Overall, Petco Park is the kind of baseball stadium worth going to just because of the eye-candy it has.
The first ever World Baseball Classic was played at Petco Park.
No. 2: Fenway Park (Boston Red Sox)
Simply known for "The Green Monster", Fenway Park is the oldest and smallest Major League ballpark today.
The history of the stadium itself was always second fiddle to Yankee Stadium in terms of nostalgia and history, but once Yankee Stadium was torn down, Fenway became the new iconic stadium.
From The Green Monster, to the Citgo sign behind the Green Monster, to the John Hancock signature above the score board in Center field, to Pesky's Pole in right field, to Neil Diamond's Sweet Caroline being sung in the 8th inning, Fenway is the kind of stadium you visit just to say you were there.
There is no shortage to the history of Fenway stadium.
No. 1: Wrigley Field (Chicago Cubs)
Even if you don't know much about baseball, you've heard the name Wrigley. Not just from the chewing gum, but for the generation that grew up in the 1980s and 1990s, Wrigley Field was the one stadium featured in classic films such as Ferris Bueller's Day Off, A League of Their Own, and Disney's Rookie of the Year.

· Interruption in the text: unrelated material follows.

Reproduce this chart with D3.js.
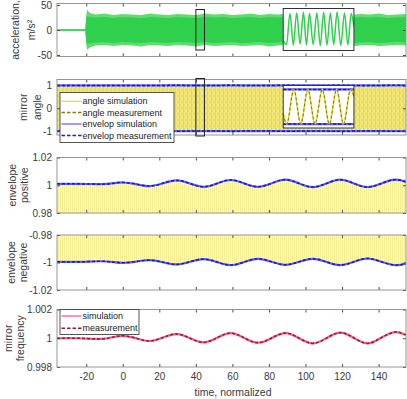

Everything about Wrigley Field is iconic, but the ivy covered walls in the outfield are Wrigley Stadium. They are to Wrigley what the Green Monster is to Fenway Park.
The rooftop seats across from the street from Wrigley Field have also become iconic to the park. Although they are not counted as part of the official attendance, a settlement with the Chicago Cubs allowed the seats to continue to be used with accessible view to the playing field.
Home run blasts can often catch the net above the ivy, or if you're Albert Pujols, can end up in the front lawn of someone's house just down the street from Wrigley Field.
Then of course, there is the 7th inning stretch, filled with celebrity shoe-ins to help sing "Take me out to the ball game", only instead of "root root root for the home team", it's "root root root for the Cubbies".
Everybody at some point in their life, is a Cubbie, and if you could only visit one baseball park in your lifetime, Wrigley field is that park.